1. Disco Elysium - The Final Cut

Maybe it was presumptive, but the popular description of DE as the next Planescape: Torment just shut me right down initially. cRPGs have never been my thing, not in the Baldur's Gate era and not in this current age of Pllars of Eternity, Divinity: Original Sin, etc. But all these cRPG giants have a large focus on combat, which Disco Elysium completely eschews. The game essentially becomes a point and click adventure, or even a visual novel, with frequent elaborate skill checks - nothing nearly as basic as 'high charisma unlocks a 4th dialog choice'. All of your perks and skill points dictate how you interact with the world, and even yourself (via your inner monologue) - literally the kind of person you are. It feels like the ultimate realization of applying a D&D style character sheet to a real person, and not an action hero.

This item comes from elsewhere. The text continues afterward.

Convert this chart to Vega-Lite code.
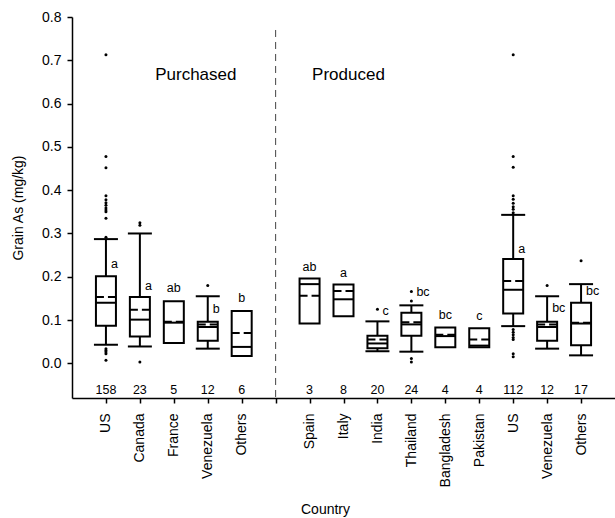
{
  "$schema": "https://vega.github.io/schema/vega-lite/v6.json",
  "width": 543,
  "height": 381,
  "autosize": "none",
  "padding": {"left": 72, "top": 17, "right": 0, "bottom": 120},
  "config": {
    "view": {"stroke": null},
    "font": "Arial",
    "axis": {"grid": false, "domainColor": "black", "domainWidth": 1.5, "tickColor": "black", "tickWidth": 1.5, "tickSize": 5, "labelColor": "black", "titleColor": "black", "labelFont": "Arial", "titleFont": "Arial", "titleFontWeight": "normal", "labelFontSize": 14, "titleFontSize": 14},
    "axisX": {"labelAngle": -90, "labelAlign": "right", "labelBaseline": "middle", "labelPadding": 10, "titlePadding": 16, "titleX": 253},
    "axisY": {"labelPadding": 6, "titlePadding": 16, "titleFontSize": 14}
  },
  "datasets": {
    "boxes": [
      {"key": "Pur US", "n": 158, "lo": 0.043, "q1": 0.087, "med": 0.140, "mean": 0.153, "q3": 0.201, "hi": 0.287, "letter": "a", "ly": 0.230},
      {"key": "Pur Canada", "n": 23, "lo": 0.039, "q1": 0.062, "med": 0.101, "mean": 0.124, "q3": 0.153, "hi": 0.300, "letter": "a", "ly": 0.178},
      {"key": "Pur France", "n": 5, "lo": 0.047, "q1": 0.047, "med": 0.094, "mean": 0.096, "q3": 0.1435, "hi": 0.1435, "letter": "ab", "ly": 0.175},
      {"key": "Pur Venezuela", "n": 12, "lo": 0.034, "q1": 0.052, "med": 0.084, "mean": 0.090, "q3": 0.096, "hi": 0.155, "letter": "b", "ly": 0.125},
      {"key": "Pur Others", "n": 6, "lo": 0.017, "q1": 0.017, "med": 0.038, "mean": 0.070, "q3": 0.121, "hi": 0.121, "letter": "b", "ly": 0.150},
      {"key": "Pro Spain", "n": 3, "lo": 0.092, "q1": 0.092, "med": 0.183, "mean": 0.156, "q3": 0.196, "hi": 0.196, "letter": "ab", "ly": 0.223},
      {"key": "Pro Italy", "n": 8, "lo": 0.109, "q1": 0.109, "med": 0.148, "mean": 0.167, "q3": 0.182, "hi": 0.182, "letter": "a", "ly": 0.208},
      {"key": "Pro India", "n": 20, "lo": 0.028, "q1": 0.035, "med": 0.046, "mean": 0.055, "q3": 0.064, "hi": 0.097, "letter": "c", "ly": 0.121},
      {"key": "Pro Thailand", "n": 24, "lo": 0.027, "q1": 0.064, "med": 0.090, "mean": 0.095, "q3": 0.117, "hi": 0.134, "letter": "bc", "ly": 0.164},
      {"key": "Pro Bangladesh", "n": 4, "lo": 0.037, "q1": 0.037, "med": 0.063, "mean": 0.066, "q3": 0.083, "hi": 0.083, "letter": "bc", "ly": 0.111},
      {"key": "Pro Pakistan", "n": 4, "lo": 0.037, "q1": 0.037, "med": 0.041, "mean": 0.055, "q3": 0.081, "hi": 0.081, "letter": "c", "ly": 0.109},
      {"key": "Pro US", "n": 112, "lo": 0.086, "q1": 0.115, "med": 0.170, "mean": 0.190, "q3": 0.241, "hi": 0.343, "letter": "a", "ly": 0.264},
      {"key": "Pro Venezuela", "n": 12, "lo": 0.034, "q1": 0.052, "med": 0.084, "mean": 0.090, "q3": 0.096, "hi": 0.155, "letter": "bc", "ly": 0.127},
      {"key": "Pro Others", "n": 17, "lo": 0.0185, "q1": 0.042, "med": 0.092, "mean": 0.094, "q3": 0.140, "hi": 0.183, "letter": "bc", "ly": 0.167}
    ],
    "outliers": [
      {"key": "Pur US", "v": 0.713}, {"key": "Pur US", "v": 0.478}, {"key": "Pur US", "v": 0.452}, {"key": "Pur US", "v": 0.387},
      {"key": "Pur US", "v": 0.378}, {"key": "Pur US", "v": 0.371}, {"key": "Pur US", "v": 0.365}, {"key": "Pur US", "v": 0.359},
      {"key": "Pur US", "v": 0.354}, {"key": "Pur US", "v": 0.350}, {"key": "Pur US", "v": 0.335}, {"key": "Pur US", "v": 0.291},
      {"key": "Pur US", "v": 0.034}, {"key": "Pur US", "v": 0.030}, {"key": "Pur US", "v": 0.026}, {"key": "Pur US", "v": 0.022}, {"key": "Pur US", "v": 0.007},
      {"key": "Pur Canada", "v": 0.325}, {"key": "Pur Canada", "v": 0.319}, {"key": "Pur Canada", "v": 0.003},
      {"key": "Pur Venezuela", "v": 0.180},
      {"key": "Pro India", "v": 0.125},
      {"key": "Pro Thailand", "v": 0.166}, {"key": "Pro Thailand", "v": 0.144}, {"key": "Pro Thailand", "v": 0.011}, {"key": "Pro Thailand", "v": 0.003},
      {"key": "Pro US", "v": 0.713}, {"key": "Pro US", "v": 0.478}, {"key": "Pro US", "v": 0.453}, {"key": "Pro US", "v": 0.387},
      {"key": "Pro US", "v": 0.379}, {"key": "Pro US", "v": 0.370}, {"key": "Pro US", "v": 0.362}, {"key": "Pro US", "v": 0.356}, {"key": "Pro US", "v": 0.348},
      {"key": "Pro US", "v": 0.078}, {"key": "Pro US", "v": 0.072}, {"key": "Pro US", "v": 0.066}, {"key": "Pro US", "v": 0.060}, {"key": "Pro US", "v": 0.055},
      {"key": "Pro US", "v": 0.022}, {"key": "Pro US", "v": 0.015},
      {"key": "Pro Venezuela", "v": 0.180},
      {"key": "Pro Others", "v": 0.237}
    ]
  },
  "encoding": {
    "x": {"field": "key", "type": "ordinal",
      "scale": {"type": "point", "padding": 1, "domain": ["Pur US", "Pur Canada", "Pur France", "Pur Venezuela", "Pur Others", "----", "Pro Spain", "Pro Italy", "Pro India", "Pro Thailand", "Pro Bangladesh", "Pro Pakistan", "Pro US", "Pro Venezuela", "Pro Others"]},
      "axis": {"title": "Country", "labelExpr": "datum.value == '----' ? '' : slice(datum.value, 4)"}}
  },
  "layer": [
    {
      "data": {"values": [{}]},
      "mark": {"type": "rule", "strokeDash": [7, 5], "strokeWidth": 1, "color": "#444"},
      "encoding": {
        "x": {"datum": "----", "type": "ordinal",
          "scale": {"type": "point", "padding": 1, "domain": ["Pur US", "Pur Canada", "Pur France", "Pur Venezuela", "Pur Others", "----", "Pro Spain", "Pro Italy", "Pro India", "Pro Thailand", "Pro Bangladesh", "Pro Pakistan", "Pro US", "Pro Venezuela", "Pro Others"]},
          "axis": {"title": "Country", "labelExpr": "datum.value == '----' ? '' : slice(datum.value, 4)"}},
        "y": {"datum": 0.77, "type": "quantitative", "scale": {"domain": [-0.08, 0.8], "nice": false, "zero": false},
          "axis": {"title": "Grain As (mg/kg)", "values": [0, 0.1, 0.2, 0.3, 0.4, 0.5, 0.6, 0.7, 0.8], "format": ".1f"}},
        "y2": {"datum": -0.08}
      }
    },
    {
      "data": {"name": "boxes"},
      "mark": {"type": "rule", "strokeWidth": 2, "color": "black"},
      "encoding": {
        "y": {"field": "lo", "type": "quantitative", "scale": {"domain": [-0.08, 0.8], "nice": false, "zero": false}, "axis": {"title": "Grain As (mg/kg)", "values": [0, 0.1, 0.2, 0.3, 0.4, 0.5, 0.6, 0.7, 0.8], "format": ".1f"}},
        "y2": {"field": "hi"}
      }
    },
    {
      "data": {"name": "boxes"},
      "mark": {"type": "bar", "width": 20, "fill": "white", "stroke": "black", "strokeWidth": 2},
      "encoding": {
        "y": {"field": "q1", "type": "quantitative", "scale": {"domain": [-0.08, 0.8], "nice": false, "zero": false}, "axis": {"title": "Grain As (mg/kg)", "values": [0, 0.1, 0.2, 0.3, 0.4, 0.5, 0.6, 0.7, 0.8], "format": ".1f"}},
        "y2": {"field": "q3"}
      }
    },
    {
      "data": {"name": "boxes"},
      "mark": {"type": "tick", "size": 20, "thickness": 2, "color": "black", "opacity": 1},
      "encoding": {
        "y": {"field": "med", "type": "quantitative", "scale": {"domain": [-0.08, 0.8], "nice": false, "zero": false}, "axis": {"title": "Grain As (mg/kg)", "values": [0, 0.1, 0.2, 0.3, 0.4, 0.5, 0.6, 0.7, 0.8], "format": ".1f"}}
      }
    },
    {
      "data": {"name": "boxes"},
      "mark": {"type": "point", "shape": "M-1,0H-0.2M0.2,0H1", "size": 400, "filled": false, "stroke": "black", "strokeWidth": 2, "opacity": 1},
      "encoding": {
        "y": {"field": "mean", "type": "quantitative", "scale": {"domain": [-0.08, 0.8], "nice": false, "zero": false}, "axis": {"title": "Grain As (mg/kg)", "values": [0, 0.1, 0.2, 0.3, 0.4, 0.5, 0.6, 0.7, 0.8], "format": ".1f"}}
      }
    },
    {
      "data": {"name": "boxes"},
      "transform": [{"filter": "datum.hi > datum.q3"}],
      "mark": {"type": "tick", "size": 24, "thickness": 2, "color": "black", "opacity": 1},
      "encoding": {
        "y": {"field": "hi", "type": "quantitative", "scale": {"domain": [-0.08, 0.8], "nice": false, "zero": false}, "axis": {"title": "Grain As (mg/kg)", "values": [0, 0.1, 0.2, 0.3, 0.4, 0.5, 0.6, 0.7, 0.8], "format": ".1f"}}
      }
    },
    {
      "data": {"name": "boxes"},
      "transform": [{"filter": "datum.lo < datum.q1"}],
      "mark": {"type": "tick", "size": 24, "thickness": 2, "color": "black", "opacity": 1},
      "encoding": {
        "y": {"field": "lo", "type": "quantitative", "scale": {"domain": [-0.08, 0.8], "nice": false, "zero": false}, "axis": {"title": "Grain As (mg/kg)", "values": [0, 0.1, 0.2, 0.3, 0.4, 0.5, 0.6, 0.7, 0.8], "format": ".1f"}}
      }
    },
    {
      "data": {"name": "outliers"},
      "mark": {"type": "point", "filled": true, "size": 9, "color": "black", "opacity": 1},
      "encoding": {
        "y": {"field": "v", "type": "quantitative", "scale": {"domain": [-0.08, 0.8], "nice": false, "zero": false}, "axis": {"title": "Grain As (mg/kg)", "values": [0, 0.1, 0.2, 0.3, 0.4, 0.5, 0.6, 0.7, 0.8], "format": ".1f"}}
      }
    },
    {
      "data": {"name": "boxes"},
      "mark": {"type": "text", "fontSize": 12.5, "color": "black", "baseline": "middle", "align": "center"},
      "encoding": {
        "y": {"datum": -0.0625, "type": "quantitative", "scale": {"domain": [-0.08, 0.8], "nice": false, "zero": false}, "axis": {"title": "Grain As (mg/kg)", "values": [0, 0.1, 0.2, 0.3, 0.4, 0.5, 0.6, 0.7, 0.8], "format": ".1f"}},
        "text": {"field": "n", "type": "quantitative"}
      }
    },
    {
      "data": {"name": "boxes"},
      "transform": [{"filter": "datum.hi > datum.q3"}],
      "mark": {"type": "text", "fontSize": 12.5, "color": "black", "baseline": "middle", "align": "left", "dx": 5},
      "encoding": {
        "y": {"field": "ly", "type": "quantitative", "scale": {"domain": [-0.08, 0.8], "nice": false, "zero": false}, "axis": {"title": "Grain As (mg/kg)", "values": [0, 0.1, 0.2, 0.3, 0.4, 0.5, 0.6, 0.7, 0.8], "format": ".1f"}},
        "text": {"field": "letter", "type": "nominal"}
      }
    },
    {
      "data": {"name": "boxes"},
      "transform": [{"filter": "datum.hi <= datum.q3"}],
      "mark": {"type": "text", "fontSize": 12.5, "color": "black", "baseline": "middle", "align": "center"},
      "encoding": {
        "y": {"field": "ly", "type": "quantitative", "scale": {"domain": [-0.08, 0.8], "nice": false, "zero": false}, "axis": {"title": "Grain As (mg/kg)", "values": [0, 0.1, 0.2, 0.3, 0.4, 0.5, 0.6, 0.7, 0.8], "format": ".1f"}},
        "text": {"field": "letter", "type": "nominal"}
      }
    },
    {
      "data": {"values": [{}]},
      "mark": {"type": "text", "text": "Purchased", "fontSize": 17, "color": "black", "baseline": "middle", "align": "center", "dx": 22},
      "encoding": {
        "x": {"datum": "Pur France", "type": "ordinal",
          "scale": {"type": "point", "padding": 1, "domain": ["Pur US", "Pur Canada", "Pur France", "Pur Venezuela", "Pur Others", "----", "Pro Spain", "Pro Italy", "Pro India", "Pro Thailand", "Pro Bangladesh", "Pro Pakistan", "Pro US", "Pro Venezuela", "Pro Others"]},
          "axis": {"title": "Country", "labelExpr": "datum.value == '----' ? '' : slice(datum.value, 4)"}},
        "y": {"datum": 0.665, "type": "quantitative", "scale": {"domain": [-0.08, 0.8], "nice": false, "zero": false}, "axis": {"title": "Grain As (mg/kg)", "values": [0, 0.1, 0.2, 0.3, 0.4, 0.5, 0.6, 0.7, 0.8], "format": ".1f"}}
      }
    },
    {
      "data": {"values": [{}]},
      "mark": {"type": "text", "text": "Produced", "fontSize": 17, "color": "black", "baseline": "middle", "align": "center", "dx": 5},
      "encoding": {
        "x": {"datum": "Pro Italy", "type": "ordinal",
          "scale": {"type": "point", "padding": 1, "domain": ["Pur US", "Pur Canada", "Pur France", "Pur Venezuela", "Pur Others", "----", "Pro Spain", "Pro Italy", "Pro India", "Pro Thailand", "Pro Bangladesh", "Pro Pakistan", "Pro US", "Pro Venezuela", "Pro Others"]},
          "axis": {"title": "Country", "labelExpr": "datum.value == '----' ? '' : slice(datum.value, 4)"}},
        "y": {"datum": 0.665, "type": "quantitative", "scale": {"domain": [-0.08, 0.8], "nice": false, "zero": false}, "axis": {"title": "Grain As (mg/kg)", "values": [0, 0.1, 0.2, 0.3, 0.4, 0.5, 0.6, 0.7, 0.8], "format": ".1f"}}
      }
    }
  ]
}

This is a fully realized fictional world, often times surreal and absurd (sometimes both at the same time) but everything feels realistic within it. I haven't started a brain-damaged alcoholic psychotic run yet but I'm confident it would work as well as my only-slightly-unhinged detective run; just like a more traditional cRPG might be equally as fun as a berserker or a rogue. Instead of save scumming to optimize combat, I'm doing it to explore every dialogue routeHuge credit to the writing and voice acting for bringing all of this home. I have to carefully choose when to play this game, because I wind up playing for hours at a time.